I suppose so plot summary is necessary. The Japanese title, 「千と千尋の神隠し」or “Sen to Chihiro no Kamikakushi“ explains it rather well. It means ‘Sen and Chihiro Spirited Away’ using the Japanese term that translates literally to ‘concealed by the gods’. Chihiro is a ten-year-old girl who moves to the country with her family. On the way to their new house, they accidentally come across what appears to be an abandoned amusement park. When Chihiro’s parents eat food left unattended, they turn into pigs, and as night falls, spirits fill the streets. Chihiro is found by a boy, Haku, who brings her to an enormous bathhouse to hide. The bathhouse serves as the setting for most of the film.
It is revealed that the bathhouse serves the millions of gods of Japanese folklore. Chihiro is sent to ask for work in the boiler room downstairs, where she meets Kamajii the boiler man. He has six arms that extend and perform various tasks independent of one another. He’s the perfect example of a Miyazaki character — he’s got six arms, but nobody’s making a big deal about that because you can tell that it wasn’t for shock effect the same way many Star Wars creatures were imagined. Kamajii is the sort of character that tries to appear cantankerous but cannot help but to be kind to the little girl. And my personal reason for loving him is that he’s voiced by Bunta Sugawara, the 70s yakuza movie star made famous for his role in Battles Without Honor and Humanity. The guy we know for his violence and badassery. Am I the only one who thinks that’s awesome? While not to the same degree, it’s like the idea that James Earl Jones, best known as Darth Vader, voiced Mufasa in The Lion King. Totally awesome.
Chihiro is sent to the mistress of the bathhouse, the sorceress Yubaba, who gives her work. As part of her contract, Yubaba takes possession of Chihiro’s name, leaving her only the first character of the name “Chihiro” — 千 — which is pronounced “Sen”. Through her experiences working in the bathhouse, Sen grows up quite a bit. No longer the whiny little girl afraid to move to a new place, she faces challenges with courage and determination.
This film is great to look at. Many of the shots — even the brief cutaways — are spectacularly detailed. There is no doubt that Miyazaki is a master story-teller, but his films would be diminished without the attention to detail and incredible skill that goes into the visuals. While Satoshi Kon’s works like Paprika elicit reactions to the way animation is used creatively, Miyazaki’s films keep things simple and bombard you with one breathtaking frame after another. I’m not sure why they’re so effective. Perhaps it’s Studio Ghibli’s aversion to computer-aided animation or maybe it’s that Miyazaki himself painstakingly draws thousands upon thousands of cels. Spirited Away really shows what the extra detail work can accomplish; the Disney films that cut costs by keeping the edges of frames simple and untouched can’t compare. It’s the difference between an A- and an A+. It’s also why Disney and Pixar people idolize Miyazaki and study his films so closely.

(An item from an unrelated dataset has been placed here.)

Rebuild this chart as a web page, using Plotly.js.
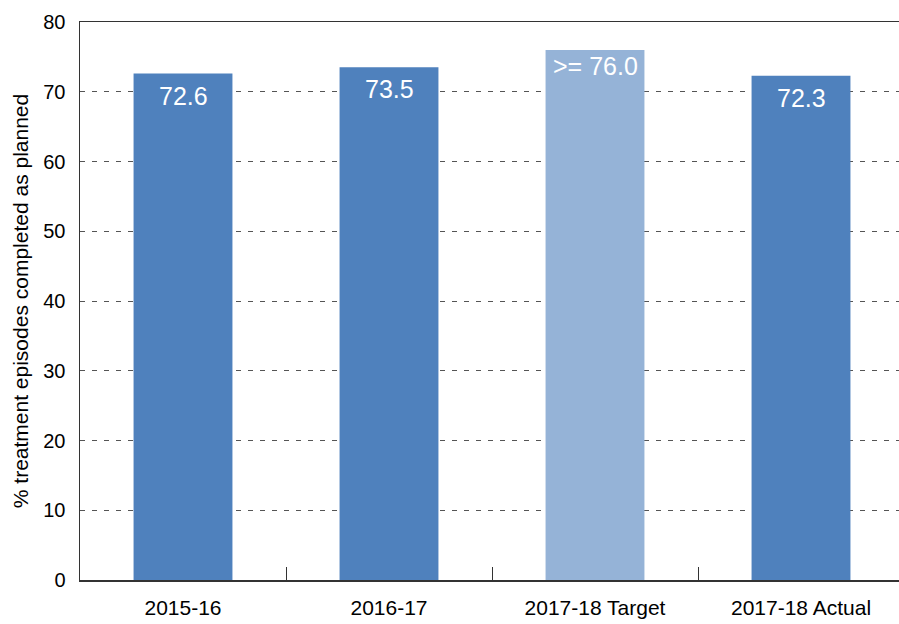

Miyazaki wrote this film with the young daughters of his family friends in mind. He wanted to give them a story they could relate to, with a heroine that looked something like them. It is, at first glance, a story that is best-suited to young girls, and yet I love it. Not only that, but all sorts of adults I’ve spoken to — male and female — have cited it as their favorite Japanese film. It has something for everyone. It’s a heartwarming coming-of-age tale, but has things to say about environmentalism, the loss of traditional Japanese society, greed, and love.

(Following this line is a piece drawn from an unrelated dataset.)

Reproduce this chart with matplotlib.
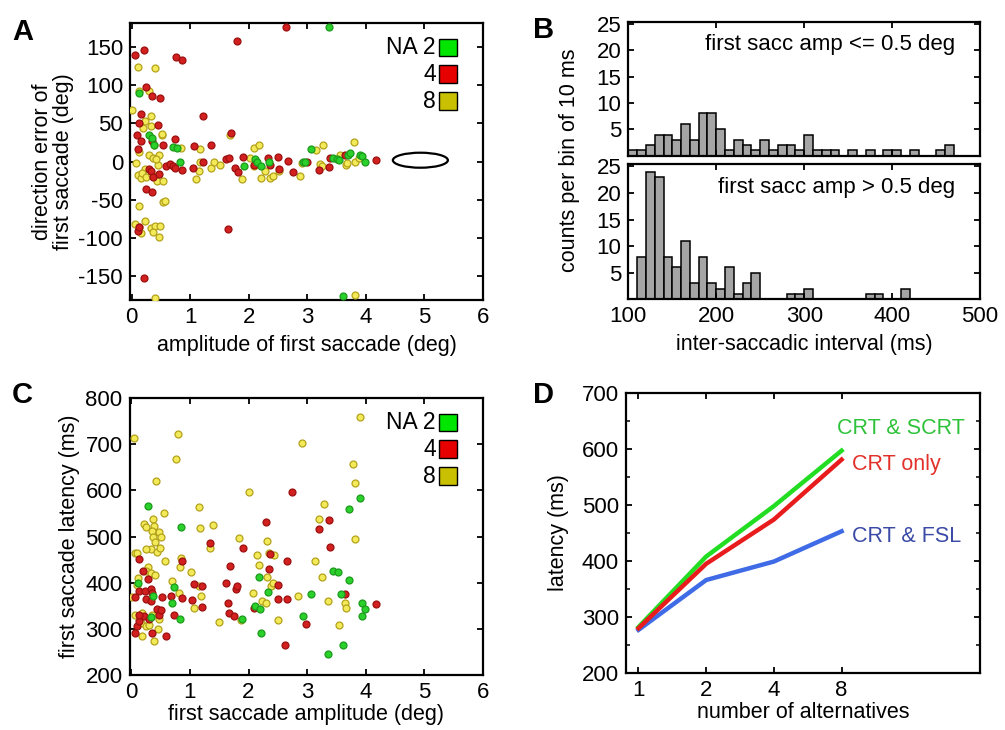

Spirited Away is a story that thrusts its protagonist into a fantastical world full of unknowns and impossibilities. In that respect it resembles the Harry Potter series a bit, but it lacks the long-winded exposition that you have to put up with in those stories. Unlike J.K. Rowling or Christopher Nolan [cough, Inception, cough], Miyazaki doesn’t feel the need to explain every little detail of the world he’s created. Instead, you’re left to take it in for yourself in the same way Chihiro is. From my perspective, it made for a richer experience.

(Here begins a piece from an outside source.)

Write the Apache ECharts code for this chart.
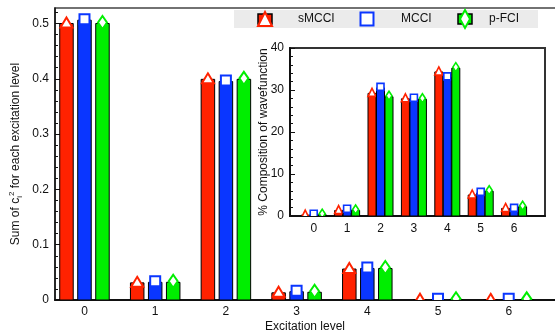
<!DOCTYPE html>
<html>
<head>
<meta charset="utf-8">
<script src="https://cdn.jsdelivr.net/npm/echarts@6/dist/echarts.min.js"></script>
<style>
  html, body { margin: 0; padding: 0; background: #fff; }
  #chart { width: 555px; height: 331px; }
</style>
</head>
<body>
<div id="chart"></div>
<script>
// Excitation levels (x categories)
const levels = [0, 1, 2, 3, 4, 5, 6];
const seriesNames = ['sMCCI', 'MCCI', 'p-FCI'];

// Sum of c_i^2 for each excitation level
const sumSMCCI = [0.500, 0.031, 0.399, 0.013, 0.056, 0.0005, 0.0003];
const sumMCCI  = [0.506, 0.032, 0.395, 0.015, 0.057, 0.0005, 0.0003];
const sumPFCI  = [0.500, 0.032, 0.399, 0.014, 0.057, 0.0005, 0.0003];

// % composition of the wavefunction (inset)
const pctSMCCI = [0.2, 1.3, 29.2, 27.9, 34.3, 5.0, 1.8];
const pctMCCI  = [0.3, 1.5, 30.5, 27.9, 33.0, 5.5, 1.7];
const pctPFCI  = [0.3, 1.3, 28.4, 27.8, 35.2, 5.9, 2.2];

const mainTicks  = [0, 0.1, 0.2, 0.3, 0.4, 0.5];
const insetTicks = [0, 10, 20, 30, 40];

const colors  = ['#ff2200', '#0a36ff', '#00ee00'];
const markers = ['triangle', 'rect', 'diamond'];
const FONT = '"Liberation Sans", Arial, Helvetica, sans-serif';

function markerEl(kind, cx, cy, s, color) {
  const style = { fill: '#fff', stroke: color, lineWidth: s.lw };
  if (kind === 'triangle') {
    return { type: 'polygon', shape: { points: [[cx, cy - s.th / 2], [cx + s.tw / 2, cy + s.th / 2], [cx - s.tw / 2, cy + s.th / 2]] }, style };
  }
  if (kind === 'rect') {
    return { type: 'rect', shape: { x: cx - s.sq / 2, y: cy - s.sq / 2, width: s.sq, height: s.sq }, style };
  }
  return { type: 'polygon', shape: { points: [[cx, cy - s.dh / 2], [cx + s.dw / 2, cy], [cx, cy + s.dh / 2], [cx - s.dw / 2, cy]] }, style };
}

// Bar with a hollow marker on its top, offset inside the group by series index
function barRenderer(si, barW, step, s) {
  return function (params, api) {
    const x = api.value(0), v = api.value(1);
    const base = api.coord([x, 0]);
    const top = api.coord([x, v]);
    const cx = base[0] + (si - 1) * step;
    return {
      type: 'group',
      children: [
        { type: 'rect', shape: { x: cx - barW / 2, y: top[1], width: barW, height: base[1] - top[1] },
          style: { fill: colors[si], stroke: '#000', lineWidth: 1 } },
        markerEl(markers[si], cx, top[1] - 1, s, colors[si])
      ]
    };
  };
}

const mainMk  = { tw: 12, th: 10, sq: 10, dw: 9, dh: 13, lw: 2 };
const insetMk = { tw: 8, th: 8, sq: 7, dw: 6, dh: 9, lw: 1.6 };

const mainSets  = [sumSMCCI, sumMCCI, sumPFCI];
const insetSets = [pctSMCCI, pctMCCI, pctPFCI];

const series = [];
mainSets.forEach((vals, si) => {
  series.push({
    type: 'custom', name: seriesNames[si], xAxisIndex: 0, yAxisIndex: 0, clip: true, z: 2,
    renderItem: barRenderer(si, 13.5, 18, mainMk),
    data: levels.map((l, i) => [l, vals[i]])
  });
});
insetSets.forEach((vals, si) => {
  series.push({
    type: 'custom', name: seriesNames[si], xAxisIndex: 1, yAxisIndex: 1, clip: true, z: 10,
    renderItem: barRenderer(si, 8, 8.5, insetMk),
    data: levels.map((l, i) => [l, vals[i]])
  });
});

// Legend strip
const legendIconX = [265, 367, 465];
const legendTextX = [298, 401, 489];
const legendChildren = [
  { type: 'rect', shape: { x: 234, y: 10, width: 304, height: 18 }, style: { fill: '#ebebeb' } }
];
seriesNames.forEach((name, si) => {
  const cx = legendIconX[si], cy = 19;
  if (si !== 1) {
    legendChildren.push({ type: 'rect', shape: { x: cx - 7, y: cy - 5, width: 14, height: 10 },
      style: { fill: colors[si], stroke: '#000', lineWidth: 1.5 } });
  }
  legendChildren.push(markerEl(markers[si], cx, cy, { tw: 14, th: 14, sq: 13, dw: 10, dh: 18, lw: 2 }, colors[si]));
  legendChildren.push({ type: 'text', x: legendTextX[si], y: cy,
    style: { text: name, fill: '#111', font: '12px ' + FONT, textVerticalAlign: 'middle' } });
});

const chart = echarts.init(document.getElementById('chart'), null, { renderer: 'canvas' });
chart.setOption({
  animation: false,
  backgroundColor: '#fff',
  textStyle: { fontFamily: FONT },
  grid: [
    { left: 55, top: 8, width: 510, height: 292, show: true, borderColor: '#444', borderWidth: 1.5,
      backgroundColor: 'transparent', z: 0, outerBoundsMode: 'none', containLabel: false },
    { left: 290, top: 48, width: 255, height: 168, show: true, borderColor: '#333', borderWidth: 2,
      backgroundColor: '#fff', z: 5, outerBoundsMode: 'none', containLabel: false }
  ],
  xAxis: [
    { type: 'value', gridIndex: 0, min: -0.417, max: 6.796,
      name: 'Excitation level', nameLocation: 'middle', nameGap: 21, nameMoveOverlap: false,
      nameTextStyle: { fontSize: 12, color: '#111', padding: [0, 10, 0, 0] },
      axisLine: { show: true, onZero: false, lineStyle: { color: '#111', width: 2 } },
      axisTick: { show: false },
      axisLabel: { customValues: levels, fontSize: 12, color: '#111', margin: 6 },
      splitLine: { show: false } },
    { type: 'value', gridIndex: 1, min: -0.71, max: 6.925, z: 6,
      axisLine: { show: true, onZero: false, lineStyle: { color: '#111', width: 2 } },
      axisTick: { show: false },
      axisLabel: { customValues: levels, fontSize: 12, color: '#111', margin: 7 },
      splitLine: { show: false } }
  ],
  yAxis: [
    { type: 'value', gridIndex: 0, min: 0, max: 0.528,
      name: 'Sum of c{sub|i}{sup|2} for each excitation level', nameLocation: 'middle', nameGap: 31,
      nameMoveOverlap: false,
      nameTextStyle: { fontSize: 12, color: '#111', lineHeight: 16,
        rich: { sub: { fontSize: 8, lineHeight: 8, verticalAlign: 'bottom', color: '#111' },
                sup: { fontSize: 8, lineHeight: 8, verticalAlign: 'top', color: '#111' } } },
      axisLine: { show: true, onZero: false, lineStyle: { color: '#111', width: 1.5 } },
      axisTick: { show: true, inside: true, length: 5, customValues: mainTicks, lineStyle: { color: '#111' } },
      minorTick: { show: true, splitNumber: 5, length: 3, lineStyle: { color: '#111' } },
      axisLabel: { customValues: mainTicks, fontSize: 12, color: '#111', margin: 6 },
      splitLine: { show: false } },
    { type: 'value', gridIndex: 1, min: 0, max: 40, interval: 10, z: 6,
      name: '% Composition of wavefunction', nameLocation: 'middle', nameGap: 20, nameMoveOverlap: false,
      nameTextStyle: { fontSize: 12, color: '#111' },
      axisLine: { show: true, onZero: false, lineStyle: { color: '#111', width: 2 } },
      axisTick: { show: true, inside: true, length: 5, lineStyle: { color: '#111' } },
      minorTick: { show: true, splitNumber: 5, length: 3, lineStyle: { color: '#111' } },
      axisLabel: { fontSize: 12, color: '#111', margin: 6 },
      splitLine: { show: false } }
  ],
  graphic: [{ type: 'group', z: 20, children: legendChildren }],
  series: series
});
</script>
</body>
</html>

There will be people who simply won’t be pulled into this story in spite of everything I’ve just said. For them, animation itself — regardless of how artfully it may be done — is the obstacle; rather than enjoying the story, they’re more often looking over their shoulders so as not to be caught watching a children’s film. If you aren’t concerned with that sort of thing, I’d suggest watching this movie. It’s rare that I truly consider a movie to be great forall ages, but if ever there was one, this is it. Fortunately, because it was released in the US by Disney, it should be relatively easy to come by on DVD. And as for which language you watch it in…that’s entirely up to you. I watched it first in English back in high school and loved it. Now, I appreciate the Japanese, but don’t feel compelled to hear the ‘original’. The Disney dubbing was phenomenal and the lack of subs means you can focus on the picture.